Friday, 28 September 2012

The Number 393 Route

Clapton (Kenninghall Road) to Chalk Farm (Morrisons)
Monday July 21st 2009

A summer’s day which was rather overcast, close and trying to rain found us changing plans in Newington Green and deciding to walk cross-country (or more accurately through Hackney) to pick up a high number cross town route rather than double back on ourselves and the Number 21, which had left us at Newington Green.  The 393 is a single-decker bus, weaving its way mainly through closely parked streets taking passengers for short hops, often to key rail or underground stations en route. The passengers reflected the diversity that is Hackney, with religious beards and headscarves of both Muslim and Jewish persuasions.  The driver seemed confident in his route and even stopped for some random passengers away from the stops.

To start with the road names seemed keen to remind us we could be heading east out of London very easily – Southwold, Halesworth, Theydon and East. Hackney is very densely populated and there were housing developments of different ages, including a very new one close to a light industrial estate with storage and other facilities, probably backing onto the River.  We dipped over the Lea River Navigation, then climbed quite steeply out of Clapton/Dalston and, leaving E5 behind, entered N1 passing en route the Jubilee and then the Simon Marks Jewish Primary Schools, this being a route more likely to pass the smaller schools rather than big comprehensives.  The Jubilee School website did not tell me when it was built – ie which Jubilee – but the Simon Marks site indicates the school was founded in 1953 close to a synagogue and moved to its current position on Cazenove Road in 1973.

After crossing one of the major routes that we leave to big buses we passed both Abney Park and Stoke Newington Common, not to be confused with Stoke Newington Green where we had been earlier in the day. The Capital Ring walk passes this way so Jo and Andrew had walked these streets. **

Being a nippy vehicle, the 393 was able to get down Stoke Newington Church Street which is splendidly but not entirely yuppified, with a variety of individual as opposed to chain store shops. Taking pride of place on the narrow street are the William Patten  School and the Daniel Defoe pub, both commemorating historic local  residents. Defoe had attended school round here and after a chequered life falling in and out of debt and political favour finally died in nearby Moorfields.  We noticed Hackney were restoring the old Assembly Rooms and council chamber and then the road comes out at Clissold Park
where the New River Walk crosses.  To be found nearby is the New River Pumping Station, and here we spotted (but failed to photograph) another ghost bike.

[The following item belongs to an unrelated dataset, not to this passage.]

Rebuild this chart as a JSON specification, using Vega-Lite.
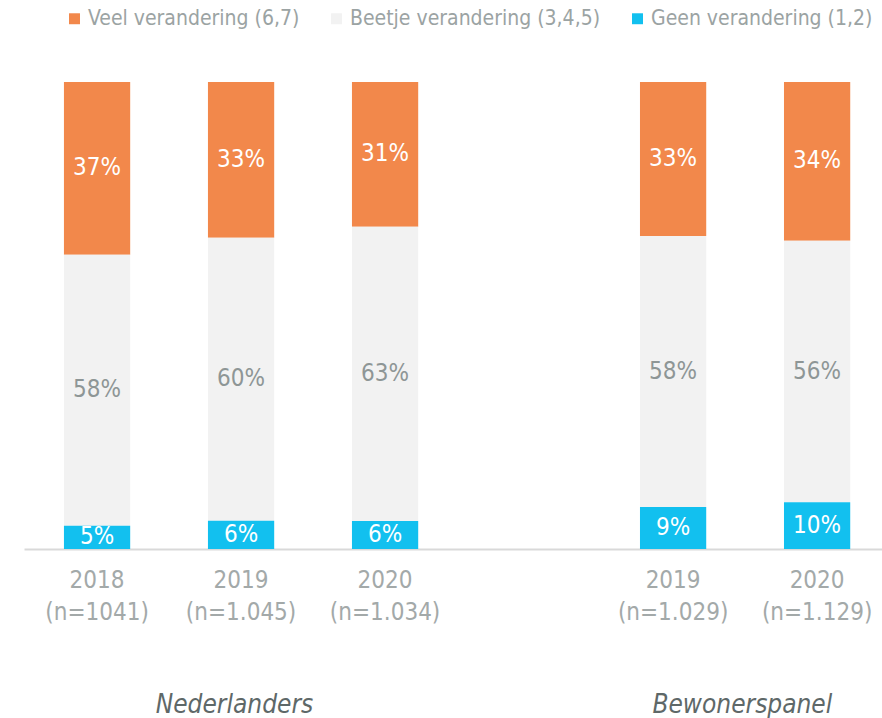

Across Green Lanes we then headed down Highbury New Park which is largely intact with huge old but very beautiful houses, now mainly divided into very pleasant and roomy flats.  Balfour Beatty, not content with the Olympics and East London Line extensions, was also building some new homes for Islington near the corner. “As any [North London] fule kno” this will bring you out at Highbury Corner – clearly a popular embarking and disembarking point for most of the passengers waiting to join a decent tube line, or arrive for a certain Football Club. You are guaranteed to see a supporter in the appropriate kit, whatever the time of year.   The bus continues down the Holloway Road for a while and past the once film-rich Coronet, now just another Wetherspoons.  Then it goes  briefly left into the Caledonian Road with the splendid side streets that are Stock Orchard Crescent etc. North Road cuts across even further west (you kept feeling the bus was failing to find King’s Cross but that of course was deliberate) and gave us the the Pleasance theatre,  (which seems more a comedy venue), then  Jo’s local health centre/GP practice. From that you can see how close we were to a home address and we did indeed pass the end of the road!

‘The Lord Stanley’ pub refers to the Stanley around at the time of Henry VII as opposed to the Livingstone one. It also offers a theatrical experience.   From Kentish Town Station we continued down Leighton Road, again not as wide as you might think.  The Kentish Town Road is familiar shopping territory for the locals. Heading ever further west along the Malden Road we suddenly debouched onto the bottom end of Haverstock Hill and there we were at Chalk Farm and the beginning of the ‘hippie’ (or should that be ‘punk’) but in any case more obviously the tourist trail that is the Chalk Farm Road leading to Camden. Town. Bus progress along here is invariably slow as swamped by  ambling visitors. However the 393 is  a no nonsense bus and finished its cross town trip neatly parked up beside the new build Morrisons, having taken an hour end to end and offering a wide range of entertainment from parks to football to walks and theatre..  

** 2 years down the line so had Linda and Roger, though they were unable to complete the ring as the Olympic security fences descended across the Greenway.